当庁で行った3次にわたる輸入品の小売価格動向調査によると( 別表1 参照),輸入物価,小売物価とも下落した品目数は,第1次(52年6月調査)が6品目,第2次(52年12月)が15品目,第3次(53年4月)が16品目となっており,末端段階への値下げの波及が時が経つにつれて広がっていることがわかる。これらの品目の小売価格が低下したのは,基本的には国産品との競争または輸入品相互間の競争関係が強いことが作用している。
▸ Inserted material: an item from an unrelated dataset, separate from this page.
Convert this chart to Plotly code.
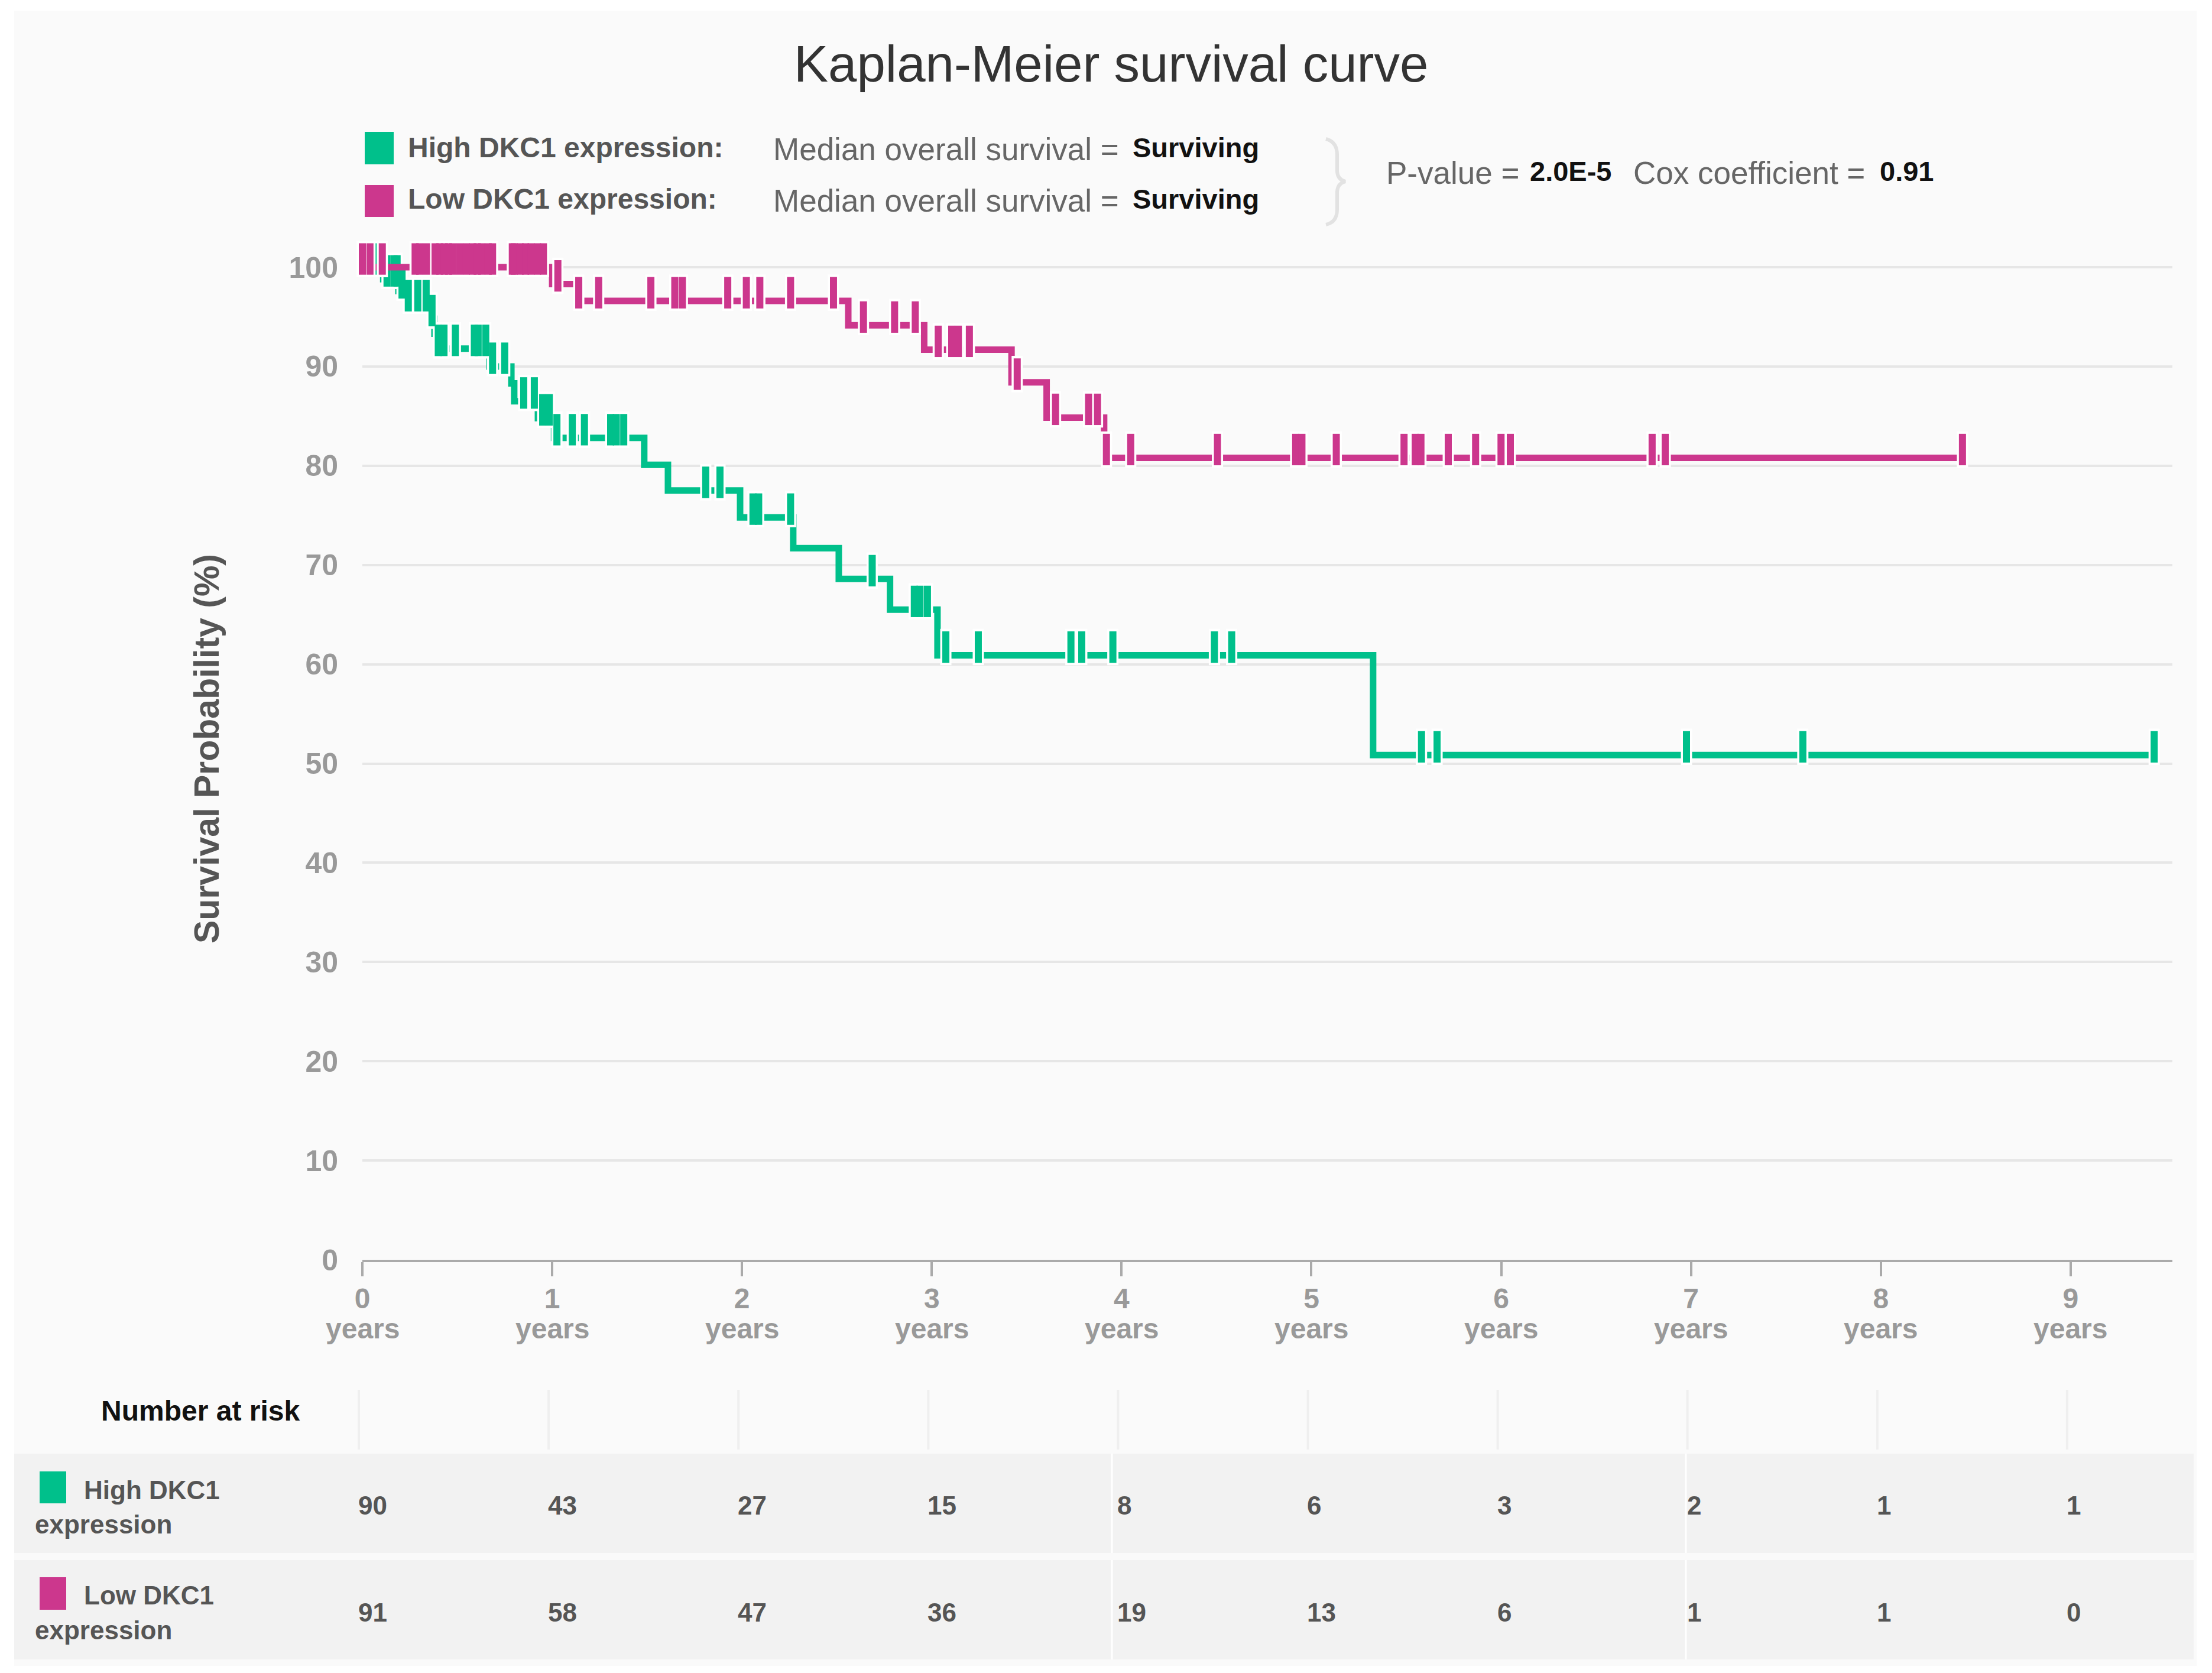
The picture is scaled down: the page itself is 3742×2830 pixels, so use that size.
import numpy as np
import plotly.graph_objects as go

# ---------------- data ----------------
green_times = [0, 0.11, 0.19, 0.235, 0.36, 0.38, 0.40, 0.67, 0.785, 0.80, 0.925, 1.01,
               1.485, 1.61, 1.99, 2.27, 2.51, 2.78, 3.03, 5.325, 9.44]
green_surv = [100, 98.8, 97.6, 96.3, 94.8, 93.3, 91.8, 90.0, 88.3, 86.5, 84.8, 82.8,
              80.1, 77.5, 74.8, 71.7, 68.6, 65.5, 60.9, 50.85, 50.85]
green_censor = [0.08, 0.13, 0.167, 0.183, 0.209, 0.242, 0.292, 0.336, 0.367, 0.40, 0.43,
                0.49, 0.59, 0.61, 0.65, 0.686, 0.75, 0.85, 0.906, 0.95, 0.985, 1.025,
                1.106, 1.17, 1.308, 1.338, 1.377, 1.809, 1.884, 2.058, 2.088, 2.256,
                2.686, 2.908, 2.938, 2.977, 3.074, 3.245, 3.733, 3.79, 3.954, 4.489,
                4.58, 5.58, 5.662, 6.976, 7.589, 9.44]

magenta_times = [0, 1.00, 1.13, 2.56, 2.96, 3.42, 3.605, 3.908, 8.44]
magenta_surv = [100, 98.3, 96.6, 94.15, 91.7, 88.4, 84.85, 80.8, 80.8]
magenta_censor = [0.0, 0.04, 0.105, 0.278, 0.302, 0.338, 0.383, 0.408, 0.432, 0.454,
                  0.476, 0.512, 0.548, 0.582, 0.605, 0.629, 0.663, 0.686, 0.79, 0.80,
                  0.831, 0.860, 0.889, 0.923, 0.954, 1.03, 1.14, 1.245, 1.52, 1.646,
                  1.686, 1.925, 2.023, 2.094, 2.256, 2.482, 2.64, 2.804, 2.913, 3.034,
                  3.105, 3.14, 3.198, 3.45, 3.652, 3.826, 3.873, 3.92, 4.048, 4.505,
                  4.917, 4.950, 5.131, 5.488, 5.547, 5.577, 5.721, 5.865, 5.999, 6.048,
                  6.795, 6.864, 8.43]

year_ticks = [0, 1, 2, 3, 4, 5, 6, 7, 8, 9]
y_ticks = [0, 10, 20, 30, 40, 50, 60, 70, 80, 90, 100]
risk_high = [90, 43, 27, 15, 8, 6, 3, 2, 1, 1]
risk_low = [91, 58, 47, 36, 19, 13, 6, 1, 1, 0]

GREEN = "#00C08B"
MAGENTA = "#CC378D"
FONT = "Liberation Sans, Arial, sans-serif"

# ---------------- geometry (pixels) ----------------
W, H = 3742, 2830
L, R, T, B = 613, 3675, 426, 2131
X_MAX = 9.536
Y_MAX = 101.55


def px_x(px):
    return (px - L) / (R - L)


def px_y(py):
    return (B - py) / (B - T)


def year_px(k):
    return L + k * (R - L) / X_MAX


def surv_at(times, surv, t):
    idx = np.searchsorted(np.array(times), np.array(t), side="right") - 1
    return np.array(surv)[idx]


fig = go.Figure()

TICK_OFF = 0.83  # censor tick sits on top of the line


def add_series(times, surv, censor, color, name):
    fig.add_trace(go.Scatter(x=times, y=surv, mode="lines", line_shape="hv",
                             line=dict(color=color, width=11), name=name,
                             showlegend=False, cliponaxis=False, hoverinfo="skip"))
    cy = surv_at(times, surv, censor) + TICK_OFF
    fig.add_trace(go.Scatter(x=censor, y=cy, mode="markers", showlegend=False,
                             cliponaxis=False, hoverinfo="skip",
                             marker=dict(symbol="line-ns", size=44,
                                         line=dict(color="white", width=19))))
    fig.add_trace(go.Scatter(x=censor, y=cy, mode="markers", showlegend=False,
                             cliponaxis=False, hoverinfo="skip",
                             marker=dict(symbol="line-ns", size=38,
                                         line=dict(color=color, width=12))))


add_series(green_times, green_surv, green_censor, GREEN, "High DKC1 expression")
add_series(magenta_times, magenta_surv, magenta_censor, MAGENTA, "Low DKC1 expression")

shapes = []
annotations = []


def ann(text, px, py, size, color, xanchor="left", angle=0):
    annotations.append(dict(
        text=text, x=px_x(px), y=px_y(py),
        xref="paper", yref="paper", xanchor=xanchor, yanchor="middle",
        showarrow=False, textangle=angle,
        font=dict(family=FONT, size=size, color=color)))


def rect(x0, y0, x1, y1, color, layer="below"):
    shapes.append(dict(type="rect", xref="paper", yref="paper",
                       x0=px_x(x0), x1=px_x(x1), y0=px_y(y1), y1=px_y(y0),
                       fillcolor=color, line=dict(width=0), layer=layer))


def vline(px, y0, y1, color, width):
    shapes.append(dict(type="line", xref="paper", yref="paper",
                       x0=px_x(px), x1=px_x(px), y0=px_y(y1), y1=px_y(y0),
                       line=dict(color=color, width=width), layer="below"))


# background panel
rect(24, 18, 3716, 2818, "#fafafa")

# title
ann("Kaplan-Meier survival curve", 1879, 107, 87, "#333333", xanchor="center")

# legend block
rect(617, 223, 666, 278, GREEN, layer="above")
rect(617, 313, 666, 367, MAGENTA, layer="above")
ann("<b>High DKC1 expression:</b>", 688, 250, 48, "#555555")
ann("<b>Low DKC1 expression:</b>", 688, 337, 48, "#555555")
ann("Median overall survival =", 1306, 252, 53, "#666666")
ann("Median overall survival =", 1306, 340, 53, "#666666")
ann("<b>Surviving</b>", 1914, 250, 47, "#111111")
ann("<b>Surviving</b>", 1914, 337, 47, "#111111")

# brace
pts = [(2243, 235), (2262, 240), (2262, 262), (2262, 290), (2263, 304), (2276, 307),
       (2263, 310), (2262, 324), (2262, 354), (2262, 376), (2243, 380)]
p = [(px_x(a), px_y(b)) for a, b in pts]
path = ("M {0[0]},{0[1]} Q {1[0]},{1[1]} {2[0]},{2[1]} L {3[0]},{3[1]} "
        "Q {4[0]},{4[1]} {5[0]},{5[1]} Q {6[0]},{6[1]} {7[0]},{7[1]} "
        "L {8[0]},{8[1]} Q {9[0]},{9[1]} {10[0]},{10[1]}").format(*p)
shapes.append(dict(type="path", xref="paper", yref="paper", path=path,
                   line=dict(color="#e2e2e2", width=6), layer="above"))

ann("P-value =", 2343, 292, 53, "#666666")
ann("<b>2.0E-5</b>", 2586, 290, 47, "#111111")
ann("Cox coefficient =", 2761, 292, 53, "#666666")
ann("<b>0.91</b>", 3178, 290, 47, "#111111")

# y-axis title
ann("<b>Survival Probability (%)</b>", 350, 1267, 59, "#555555", xanchor="center", angle=-90)

# "years" under each tick
for k in year_ticks:
    ann("<b>years</b>", year_px(k), 2247, 48, "#999999", xanchor="center")

# risk table
ann("<b>Number at risk</b>", 339, 2386, 48, "#111111", xanchor="center")
for k in year_ticks:
    vline(year_px(k) - 6, 2351, 2452, "#efefef", 4)
rect(24, 2459, 3711, 2627, "#f2f2f2")
rect(24, 2639, 3711, 2807, "#f2f2f2")
for xx in (1881, 2852):
    vline(xx, 2459, 2627, "#ffffff", 3)
    vline(xx, 2639, 2807, "#ffffff", 3)
rect(67, 2489, 112, 2543, GREEN, layer="above")
rect(67, 2668, 112, 2723, MAGENTA, layer="above")
ann("<b>High DKC1</b>", 140, 2520, 44, "#555555")
ann("<b>expression</b>", 57, 2578, 44, "#555555")
ann("<b>Low DKC1</b>", 140, 2698, 44, "#555555")
ann("<b>expression</b>", 57, 2757, 44, "#555555")
for k, v in zip(year_ticks, risk_high):
    ann(f"<b>{v}</b>", year_px(k) - 9, 2546, 44, "#555555")
for k, v in zip(year_ticks, risk_low):
    ann(f"<b>{v}</b>", year_px(k) - 9, 2727, 44, "#555555")

fig.update_layout(
    width=W, height=H,
    margin=dict(l=L, r=W - R, t=T, b=H - B, pad=0),
    paper_bgcolor="#ffffff", plot_bgcolor="#fafafa",
    font=dict(family=FONT),
    showlegend=False,
    shapes=shapes, annotations=annotations,
    xaxis=dict(range=[0, X_MAX], tickmode="array", tickvals=year_ticks,
               ticktext=[f"<b>{k}</b>" for k in year_ticks],
               tickfont=dict(family=FONT, size=48, color="#999999"),
               ticks="outside", ticklen=24, tickwidth=4, tickcolor="#aaaaaa",
               ticklabelstandoff=-4,
               showline=True, linecolor="#aaaaaa", linewidth=4,
               showgrid=False, zeroline=False, fixedrange=True),
    yaxis=dict(range=[0, Y_MAX], tickmode="array", tickvals=y_ticks,
               ticktext=[f"<b>{v}</b>" for v in y_ticks],
               tickfont=dict(family=FONT, size=50, color="#999999"),
               ticks="", ticklabelstandoff=40,
               showgrid=True, gridcolor="#e6e6e6", gridwidth=4,
               showline=False, zeroline=False, fixedrange=True),
)

fig.write_html("out.html", config={"displayModeBar": False},
               post_script="document.body.style.margin='0';"
                           "document.documentElement.style.overflow='hidden';")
一方,輸入価格は下落したものの小売価格は上昇又は横這いとなった品目数は,第1次が9品目,第2次,3次が6品目となっており,次第に減ってはいるがまだ輸入価格の低下が小売価格の低下に結びついていないものが残っている。これは,輸入品のもつ高級品イメージが強かったり,国産品との競合関係が少ない場合には,輸入価格低下の効果が,加工流通過程で吸収され末端価格まで波及しないことを示しているものと思われる。
以上みたように,こうした調査は,円高のメリットが価格低下として国民に及ぶためには,競争条件の整備,流通機構の合理化等が重要であることを物語っているといえよう。
以下みてきたように,円レートの上昇が国民経済にいかなる影響を及ぼすかについては,多面的な検討が必要であり,円高のもつデメリットを過大に問題視する必要はないといえる。
円レートの上昇に伴う相対価格の変化によって輸出の減少,輸入の増加が生ずれば,それは明らかにデフレ効果をもち全体の需要水準を低下させる。しかし一方では,輸入価格の下落は物価を安定させ,実質所得を高めるから,個人消費,住宅投資等の需要水準を高める可能性もある。
また,相対価格の輸出入数量への影響のラグ,輸入物価の卸売物価,消費者物価への影響のラグなどが総合される結果,円レートの上昇の影響は時を追って経済全体に次第に浸透していくことになろう。
以上のような点からみて,52年度に生じた円高はかつてないスピードと大きさをもっていたため,やはり無視しえない影響を経済の各面に現わしつつあり,短期的な景気問題に限ってみても,我が国経済が直面するいくつかの課題を浮き彫りにするものであった。
その第1は,内需拡大による景気拡大の重要性である。Jカーブ効果によって生ずる「円高が円高を呼ぶ」メカニズムが短期的には円レートの過剰調整を生む可能性があり,そしてそれは国内産業に過大なインパクトを与えることになり,その基本的原因のひとつに国内生産活動の低迷による経常収支の黒字があるとすれば,このような経験の示唆する教訓は自明であろう。さらに円高がタイムラグをもって,輸出入数量を変化させれば,それによるデフレ的影響が顕在化する可能性もあり,内需を中心とした景気回復は依然として重要な課題である。
第2は,変動相場制の国際収支調整能力の限界である。上記のように,レートの動きは,短期的には国際収支の不均衡をむしろ増幅させ,それが結果的にはレートを過剰調整の方向に動かすおそれもあり,それが実体経済に攪乱的影響を及ぼしてしまうとすれば,フロートだけに国際収支調整を任せるのではなく,国際収支均衡をめざした各国の経済運営が依然として重要ということになる。その際,黒字国の内需拡大努力が必要であると共に,基軸通貨国の国際収支均衡維持努力も不可欠となるなど,主要国の共通した努力が望まれる。
第3は,円レートの上昇のマイナス面のみに目をとらわれることなく,その結果生じた交易条件の変化を積極的に生かすことである。円レートの上昇によって生じた大幅な輸入価格の低下,交易条件の好転は,企業収益の改善要因となり,物価の安定化傾向をさらに確実なものにする力をもっている。しかし,それが十分景気の浮揚,国民生活の安定に結びつくためには,競争条件の整備,流通機構の合理化など,長期的な視点から取り組まなければならない課題が多い。
円レートの上昇は,こうした日本経済の構造的な側面にも光を当てるものだった。